By Wendy Zdeb-Roper/Michigan Association of Secondary School Principals
Whether it was the debate over charter and cyber schools or, most recently, the Oxford Foundation report and the Educational Achievement Authority, the conversation about education reform has been focused almost exclusively on who should educate Michigan students -- rather than on the quality of the education being provided.
This is both startling and troubling.
Research tells us clearly that the type of provider means very little and that the key to closing the achievement gap is to focus on education quality and high expectations.
Why then is the Michigan Legislature debating changes to the Michigan Merit Curriculum that would lower the bar for student performance in the face of overwhelming evidence that this is the wrong direction for our students?

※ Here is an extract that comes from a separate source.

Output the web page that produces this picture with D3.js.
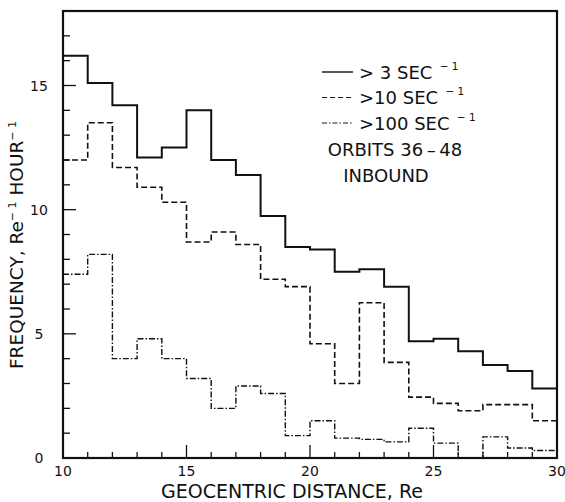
<!DOCTYPE html>
<html lang="en">
<head>
<meta charset="utf-8">
<title>Frequency vs geocentric distance</title>
<script src="https://d3js.org/d3.v7.min.js"></script>
<style>
  body, html { margin: 0; padding: 0; background: #fff; }
  svg text { font-family: "DejaVu Sans", sans-serif; fill: #111; }
  .tick-label { font-size: 14px; }
</style>
</head>
<body>
<svg id="chart" width="565" height="502"></svg>
<script>
// bin lower edges (Re), one bin per Re
var binEdges = [10, 11, 12, 13, 14, 15, 16, 17, 18, 19, 20, 21, 22, 23, 24, 25, 26, 27, 28, 29];
// > 3 sec^-1
var gt3 = [16.2, 15.1, 14.2, 12.1, 12.5, 14.0, 12.0, 11.4, 9.75, 8.5, 8.4, 7.5, 7.6, 6.9, 4.7, 4.8, 4.3, 3.75, 3.5, 2.8];
// > 10 sec^-1
var gt10 = [12.0, 13.5, 11.7, 10.9, 10.3, 8.7, 9.1, 8.6, 7.2, 6.9, 4.6, 3.0, 6.25, 3.85, 2.45, 2.2, 1.9, 2.15, 2.15, 1.5];
// > 100 sec^-1
var gt100 = [7.4, 8.2, 4.0, 4.8, 4.0, 3.2, 2.0, 2.9, 2.6, 0.9, 1.5, 0.8, 0.75, 0.65, 1.2, 0.6, 0, 0.85, 0.4, 0.3];

var xTicks = [10, 15, 20, 25, 30];
var yTicks = [0, 5, 10, 15];

var svg = d3.select("#chart");
var plotL = 63, plotR = 557, plotT = 11, plotB = 458;

var x = d3.scaleLinear().domain([10, 30]).range([plotL, plotR]);
var y = d3.scaleLinear().domain([0, 18]).range([plotB, plotT]);

// minor ticks every 1, major every 5 (pointing inward)
var g = svg.append("g");
d3.range(11, 30).forEach(function(v) {
  var major = v % 5 === 0;
  g.append("line")
    .attr("x1", x(v)).attr("x2", x(v))
    .attr("y1", plotB).attr("y2", plotB - (major ? 13 : 6))
    .attr("stroke", "#111").attr("stroke-width", 1.3);
});
d3.range(1, 18).forEach(function(v) {
  var major = v % 5 === 0;
  g.append("line")
    .attr("x1", plotL).attr("x2", plotL + (major ? 13 : 7))
    .attr("y1", y(v)).attr("y2", y(v))
    .attr("stroke", "#111").attr("stroke-width", 1.3);
});

// frame
svg.append("rect")
  .attr("x", plotL).attr("y", plotT)
  .attr("width", plotR - plotL).attr("height", plotB - plotT)
  .attr("fill", "none").attr("stroke", "#111").attr("stroke-width", 2.2);

// tick labels
svg.selectAll(".xl").data(xTicks).enter().append("text")
  .attr("class", "tick-label")
  .attr("x", function(d) { return x(d); })
  .attr("y", 476)
  .attr("text-anchor", "middle")
  .text(function(d) { return d; });

svg.selectAll(".yl").data(yTicks).enter().append("text")
  .attr("class", "tick-label")
  .attr("x", 39)
  .attr("y", function(d) { return y(d) + 5; })
  .attr("text-anchor", "middle")
  .text(function(d) { return d; });

// axis titles
svg.append("text")
  .attr("x", 292).attr("y", 498)
  .attr("text-anchor", "middle")
  .style("font-size", "19px")
  .text("GEOCENTRIC DISTANCE, Re");

var yt = svg.append("text")
  .attr("transform", "translate(23,245) rotate(-90)")
  .attr("text-anchor", "middle")
  .style("font-size", "18.5px");
yt.append("tspan").text("FREQUENCY, Re");
yt.append("tspan").attr("dy", -7).style("font-size", "11px").text("\u2212 1");
yt.append("tspan").attr("dy", 7).text(" HOUR");
yt.append("tspan").attr("dy", -7).style("font-size", "11px").text("\u2212 1");

// step lines
var line = d3.line()
  .x(function(d) { return x(d[0]); })
  .y(function(d) { return y(d[1]); })
  .curve(d3.curveStepAfter);

function steps(vals) {
  var pts = binEdges.map(function(b, i) { return [b, vals[i]]; });
  pts.push([30, vals[vals.length - 1]]);
  return pts;
}

var series = [
  { vals: gt3, dash: null, w: 2 },
  { vals: gt10, dash: "6,3", w: 1.6 },
  { vals: gt100, dash: "6,2,1.5,2", w: 1.4 }
];

series.forEach(function(s) {
  svg.append("path")
    .datum(steps(s.vals))
    .attr("d", line)
    .attr("fill", "none")
    .attr("stroke", "#111")
    .attr("stroke-width", s.w)
    .attr("stroke-dasharray", s.dash);
});

// legend
var legendLabels = ["> 3 SEC", ">10 SEC", ">100 SEC"];
var legend = svg.append("g");
series.forEach(function(s, i) {
  var ly = 72 + i * 25.5;
  legend.append("line")
    .attr("x1", 322).attr("x2", 353)
    .attr("y1", ly).attr("y2", ly)
    .attr("stroke", "#111")
    .attr("stroke-width", s.w * 0.7)
    .attr("stroke-dasharray", s.dash ? (i === 1 ? "5,3" : "5,2,1.5,2") : null);
  var t = legend.append("text")
    .attr("x", 359).attr("y", ly + 6.5)
    .style("font-size", "18px");
  t.append("tspan").text(legendLabels[i]);
  t.append("tspan").attr("dy", -9).attr("dx", 4).style("font-size", "10.5px").text(" \u2212 1");
});
legend.append("text")
  .attr("x", 395).attr("y", 156)
  .attr("text-anchor", "middle")
  .style("font-size", "18px")
  .text("ORBITS 36\u2009\u2013\u200948");
legend.append("text")
  .attr("x", 386).attr("y", 182)
  .attr("text-anchor", "middle")
  .style("font-size", "18px")
  .text("INBOUND");
</script>
</body>
</html>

Study after study — from the Cherry Commission report in 2004 to last month's Business Leaders for Michigan review —points to our state needing more college graduates in order to meet future economic demands. In today's economy, let alone tomorrow's, students will not get well-paid jobs with just a high school education. Schools must focus their efforts on preparing kids for post-secondary education and the MMC is the tool they need. By focusing on graduating students who are career and college ready, the MMC helps ensure that graduates leave high school ready to enroll in a two- or four-year technical or degree program without needing remediation.

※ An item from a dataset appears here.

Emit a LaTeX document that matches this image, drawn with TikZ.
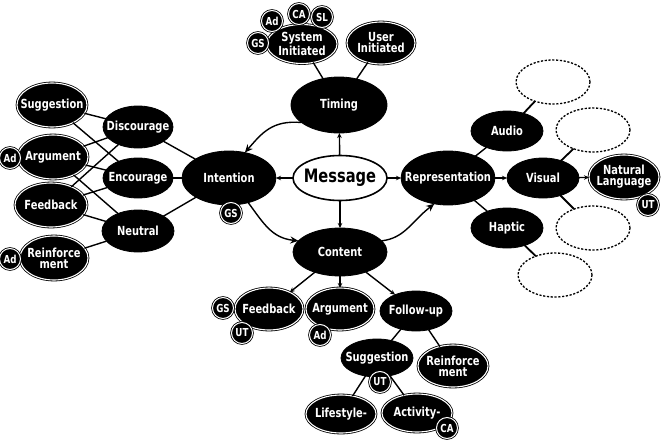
\documentclass[tikz,border=0pt]{standalone}
\usepackage{fontspec}
\setmainfont{DejaVu Sans Condensed}[FakeStretch=0.88]
\usetikzlibrary{shapes.geometric,arrows.meta}
\begin{document}
\begin{tikzpicture}[x=1pt,y=-1pt,
  base/.style={ellipse, inner sep=0pt, outer sep=0pt},
  sz/.style 2 args={minimum width=#1, minimum height=#2},
  txt/.style={text=white, font=\fontsize{12.5}{11}\selectfont\bfseries, align=center, inner sep=0pt},
  T/.style={label={[txt]center:#1}},
  blk/.style={base, fill=black, draw=black, line width=0.8pt},
  dbl/.style={base, fill=black, draw=black, line width=0.8pt, double=white, double distance=1.1pt},
  dsh/.style={base, draw=black, line width=1.3pt, dash pattern=on 2.2pt off 1.6pt},
  msg/.style={base, draw=black, fill=white, line width=1.6pt},
  sm/.style={circle, fill=black, draw=black, line width=0.8pt, double=white, double distance=1pt,
    minimum size=21, inner sep=0pt, text=white, font=\fontsize{11}{10}\selectfont\bfseries},
  ln/.style={draw=black, line width=1.4pt},
  ar/.style={ln, -{Stealth[length=5pt,width=4.5pt]}},
  car/.style={ln, -{Stealth[length=8pt,width=7pt]}}
]
\useasboundingbox (0,0) rectangle (661,442);

% main nodes
\node[msg, sz={94}{45}, label={[font=\fontsize{18.5}{18}\selectfont\bfseries]center:Message}] (message) at (340,178) {};
\node[blk, sz={96}{56}, T=Timing] (timing) at (339,105) {};
\node[dbl, sz={70}{39}, T={System\\Initiated}] (si) at (302,44) {};
\node[dbl, sz={68}{42}, T={User\\Initiated}] (ui) at (381,43) {};

\node[blk, sz={94}{54}, T=Intention] (intention) at (229,178) {};
\node[blk, sz={70}{42}, T=Discourage] (discourage) at (138,127) {};
\node[blk, sz={70}{40}, T=Encourage] (encourage) at (138,178) {};
\node[blk, sz={72}{42}, T=Neutral] (neutral) at (138,231) {};
\node[dbl, sz={70}{44}, T=Suggestion] (lsugg) at (52,105) {};
\node[dbl, sz={70}{44}, T=Argument] (larg) at (53,157) {};
\node[dbl, sz={72}{44}, T=Feedback] (lfeed) at (51,205) {};
\node[dbl, sz={68}{44}, T={Reinforce\\ment}] (lreinf) at (54,258) {};

\node[blk, sz={94}{48}, T=Content] (content) at (340,252) {};
\node[dbl, sz={68}{42}, T=Feedback] (bfeed) at (269,309) {};
\node[dbl, sz={68}{42}, T=Argument] (barg) at (340,309) {};
\node[blk, sz={72}{40}, T=Follow-up] (follow) at (416,311) {};
\node[blk, sz={72}{38}, T=Suggestion] (bsugg) at (377,358) {};
\node[dbl, sz={70}{42}, T={Reinforce\\ment}] (breinf) at (453,366) {};
\node[dbl, sz={70}{38}, T=Lifestyle-] (life) at (341,414) {};
\node[dbl, sz={70}{38}, T=Activity-] (act) at (417,413) {};

\node[blk, sz={94}{54}, T=Representation] (repr) at (448,178) {};
\node[blk, sz={72}{40}, T=Audio] (audio) at (507,131) {};
\node[blk, sz={72}{40}, T=Visual] (visual) at (543,178) {};
\node[blk, sz={72}{40}, T=Haptic] (haptic) at (507,228) {};
\node[dbl, sz={70}{44}, T={Natural\\Language}] (nl) at (624,177) {};
\node[dsh, sz={74}{44}] (d1) at (553,82) {};
\node[dsh, sz={74}{44}] (d2) at (593,130) {};
\node[dsh, sz={74}{44}] (d3) at (593,228) {};
\node[dsh, sz={74}{44}] (d4) at (555,275) {};

% connectors from Message
\draw[ar] (message) -- (timing);
\draw[ar] (message) -- (intention);
\draw[ar] (message) -- (repr);
\draw[ar] (message) -- (content);

% curved arrows
\draw[car] (timing.205) .. controls (272,120) and (262,133) .. (intention.58);
\draw[car] (intention.-52) .. controls (264,224) and (272,238) .. (content.165);
\draw[car] (content.15) .. controls (405,238) and (411,222) .. (repr.-118);

% timing
\draw[ln] (timing) -- (si);
\draw[ln] (timing) -- (ui);

% intention
\draw[ln] (intention) -- (discourage);
\draw[ln] (intention) -- (encourage);
\draw[ln] (intention) -- (neutral);
\draw[ln] (discourage) -- (lsugg);
\draw[ln] (discourage) -- (larg);
\draw[ln] (discourage) -- (lfeed);
\draw[ln] (encourage) -- (lsugg);
\draw[ln] (encourage) -- (larg);
\draw[ln] (encourage) -- (lfeed);
\draw[ln] (neutral) -- (larg);
\draw[ln] (neutral) -- (lfeed);
\draw[ln] (neutral) -- (lreinf);

% content
\draw[ar] (content) -- (bfeed);
\draw[ar] (content) -- (barg);
\draw[ar] (content) -- (follow);
\draw[ln] (follow) -- (bsugg);
\draw[ln] (follow) -- (breinf);
\draw[ln] (bsugg) -- (life);
\draw[ln] (bsugg) -- (act);

% representation
\draw[ln] (repr) -- (audio);
\draw[ar] (repr) -- (visual);
\draw[ln] (repr) -- (haptic);
\draw[ar] (visual) -- (nl);
\draw[ln, line width=1.8pt] (audio) -- (d1);
\draw[ln, line width=1.8pt] (visual) -- (d2);
\draw[ln, line width=1.8pt] (visual) -- (d3);
\draw[ln, line width=1.8pt] (haptic) -- (d4);

% small tags
\node[sm] (siad) at (272,21) {Ad};
\node[sm] (sica) at (299,14) {CA};
\node[sm] (sisl) at (322,17) {SL};
\node[sm] (sigs) at (258,43) {GS};
\node[sm] (ings) at (231,213) {GS};
\node[sm] (lad1) at (10,158) {Ad};
\node[sm] (lad2) at (10,259) {Ad};
\node[sm] (bfgs) at (223,308) {GS};
\node[sm] (bfut) at (242,333) {UT};
\node[sm] (baad) at (320,335) {Ad};
\node[sm] (bsut) at (380,382) {UT};
\node[sm] (acca) at (447,428) {CA};
\node[sm] (nlut) at (648,205) {UT};
\end{tikzpicture}
\end{document}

The best part is that the MMC is not only working, it's a success! Since our state adopted the current graduation requirements in 2006, graduation rates have increased by about 1 percent, while dropout rates are down over 4 percent. In real numbers, that means that, in 2012, approximately 12,500 more students graduated and 69,300 fewer students dropped out!
Since the state started giving the ACT exam to every student in 2008, scores have increased steadily each year, as has the percentage of students graduating career- and college-ready. This includes marked gains among most minority students, particularly those who identify as African American and Hispanic. ACT data also tell us what may seem self-evident: Students who take more rigorous coursework get better scores.

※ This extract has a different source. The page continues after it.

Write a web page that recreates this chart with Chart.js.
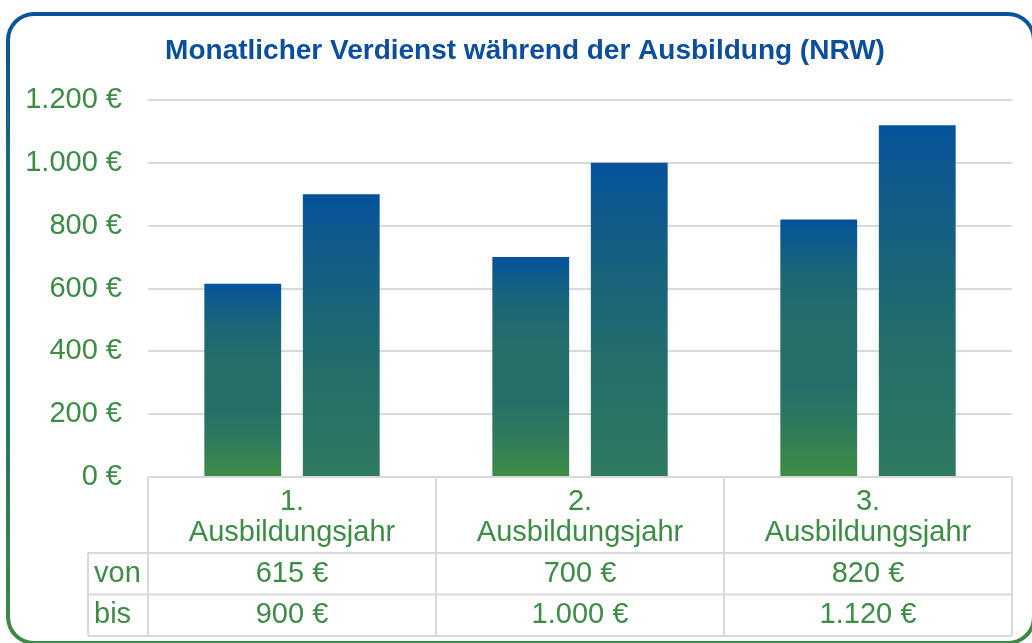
<!DOCTYPE html>
<html><head><meta charset="utf-8">
<title>Monatlicher Verdienst während der Ausbildung (NRW)</title>
<script src="https://cdn.jsdelivr.net/npm/chart.js"></script>
<style>
    body { margin: 0; background: #fff; overflow: hidden; font-family: 'Liberation Sans', Arial, sans-serif; }
    .rahmen { position: absolute; left: 6px; top: 12px; width: 1030px; height: 633px; border-radius: 28px;
        background: linear-gradient(to bottom, #06529c 0%, #1b6a78 25%, #24736a 45%, #2a7960 70%, #3e8b45 100%); }
    .rahmen-innen { position: absolute; left: 4px; top: 4px; right: 4px; bottom: 4px; border-radius: 24px; background: #fff; }
    .box { position: absolute; left: 0; top: 0; width: 1032px; height: 643px; }
</style></head>
<body>
<div class="rahmen"><div class="rahmen-innen"></div></div>
<div class="box"><canvas id="grafik"></canvas></div>
<script>
// --- DATEN ---
const titel = 'Monatlicher Verdienst während der Ausbildung (NRW)';
const kategorien = [['1.', 'Ausbildungsjahr'], ['2.', 'Ausbildungsjahr'], ['3.', 'Ausbildungsjahr']];
const reihenNamen = ['von', 'bis'];
const von = [615, 700, 820];
const bis = [900, 1000, 1120];
const yTicks = [0, 200, 400, 600, 800, 1000, 1200];

// --- FARBEN ---
const gruen = '#3d8c45';
const blauTitel = '#0b4f9c';
const linie = '#d9d9d9';
const stopsVon = [[0, '#3f8c45'], [0.2, '#2e7a5e'], [0.35, '#237068'], [0.6, '#246f69'], [0.8, '#1a6677'], [1, '#04529c']];
const stopsBis = [[0, '#2e7a62'], [0.35, '#237069'], [0.6, '#1a6479'], [0.85, '#0e5a8c'], [1, '#05529c']];
const schrift = "'Liberation Sans', Arial, sans-serif";

function euro(v) {
    return String(v).replace(/\B(?=(\d{3})+(?!\d))/g, '.') + ' €';
}

// Verlauf pro Balken (unten -> oben)
function verlauf(stops) {
    return (c) => {
        const chart = c.chart;
        if (!chart.chartArea || c.raw === undefined) return stops[0][1];
        const y = chart.scales.y;
        const g = chart.ctx.createLinearGradient(0, y.getPixelForValue(0), 0, y.getPixelForValue(c.raw));
        stops.forEach(s => g.addColorStop(s[0], s[1]));
        return g;
    };
}

// Titel (zentriert ueber dem ganzen Rahmen, nicht nur der Grafik)
const titelPlugin = {
    id: 'titelPlugin',
    afterDraw(chart) {
        const ctx = chart.ctx;
        ctx.save();
        ctx.fillStyle = blauTitel;
        ctx.font = 'bold 28px ' + schrift;
        ctx.textAlign = 'center';
        ctx.textBaseline = 'middle';
        ctx.fillText(titel, 525, 51);
        ctx.restore();
    }
};

// Datentabelle unter der Grafik
const tabelle = {
    id: 'tabelle',
    afterDraw(chart) {
        const ctx = chart.ctx;
        const x = chart.scales.x;
        const oben = chart.chartArea.bottom;
        const kopfH = 76, zeileH = 41.5;
        const links = x.left, rechts = x.right;
        const spalteW = (rechts - links) / kategorien.length;
        const labelL = links - 60;
        const unten = oben + kopfH + zeileH * reihenNamen.length;

        ctx.save();
        ctx.strokeStyle = linie;
        ctx.lineWidth = 2;
        ctx.beginPath();
        ctx.moveTo(links, oben); ctx.lineTo(rechts, oben);
        for (let r = 0; r <= reihenNamen.length; r++) {
            const yy = oben + kopfH + r * zeileH;
            ctx.moveTo(labelL, yy); ctx.lineTo(rechts, yy);
        }
        for (let i = 0; i <= kategorien.length; i++) {
            const xx = links + i * spalteW;
            ctx.moveTo(xx, oben); ctx.lineTo(xx, unten);
        }
        ctx.moveTo(labelL, oben + kopfH); ctx.lineTo(labelL, unten);
        ctx.stroke();

        ctx.fillStyle = gruen;
        ctx.font = '29px ' + schrift;
        ctx.textBaseline = 'middle';
        ctx.textAlign = 'center';
        kategorien.forEach((k, i) => {
            const cx = x.getPixelForValue(i);
            ctx.fillText(k[0], cx, oben + 25);
            ctx.fillText(k[1], cx, oben + 56);
        });
        const reihen = [von, bis];
        reihen.forEach((werte, r) => {
            const cy = oben + kopfH + r * zeileH + zeileH / 2;
            ctx.textAlign = 'left';
            ctx.fillText(reihenNamen[r], labelL + 6, cy);
            ctx.textAlign = 'center';
            werte.forEach((v, i) => ctx.fillText(euro(v), x.getPixelForValue(i), cy));
        });
        ctx.restore();
    }
};

new Chart(document.getElementById('grafik'), {
    type: 'bar',
    data: {
        labels: kategorien,
        datasets: [
            { label: reihenNamen[0], data: von, backgroundColor: verlauf(stopsVon), barPercentage: 0.78, categoryPercentage: 0.684 },
            { label: reihenNamen[1], data: bis, backgroundColor: verlauf(stopsBis), barPercentage: 0.78, categoryPercentage: 0.684 }
        ]
    },
    options: {
        responsive: true,
        maintainAspectRatio: false,
        animation: false,
        layout: { padding: { left: 0, right: 20, top: 100, bottom: 166 } },
        plugins: {
            legend: { display: false },
            tooltip: { enabled: false },
            title: { display: false }
        },
        scales: {
            x: { display: false },
            y: {
                min: 0, max: 1200,
                afterFit: (s) => { s.width = 148; },
                afterBuildTicks: (s) => { s.ticks = yTicks.map(v => ({ value: v })); },
                border: { display: false },
                grid: { color: linie, lineWidth: 2, drawTicks: false },
                ticks: {
                    color: gruen,
                    padding: 26,
                    font: { family: schrift, size: 29 },
                    callback: (v) => euro(v)
                }
            }
        }
    },
    plugins: [titelPlugin, tabelle]
});
</script>
</body></html>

Why then is the Legislature considering changes to this successful program?
One argument being put forward is that the MMC makes it too hard for students to take career and technical education courses. This just isn't true.
Data compiled by the Center for Education Performance Information shows that CTE enrollment from 2007-08 to 2010-11 actually increased slightly from 7.53 percent of students enrolled in CTE courses in 2007 to 7.60 percent in 2010-11. Further, programs in areas such as finance, health science, information technology and engineering have seen huge increases.
So what does this mean for education reform in Michigan? Simple. We should continue down our current path of high expectations and improving performance.
We should have the same high expectations of our schools as we do our students and insist they provide students with a rich, high-quality education so they graduate career and college ready.
Finally, we need to resist the urge to circle the wagons and shoot inward by changing the focus from what type of institution teaches our children to the quality of what they are taught.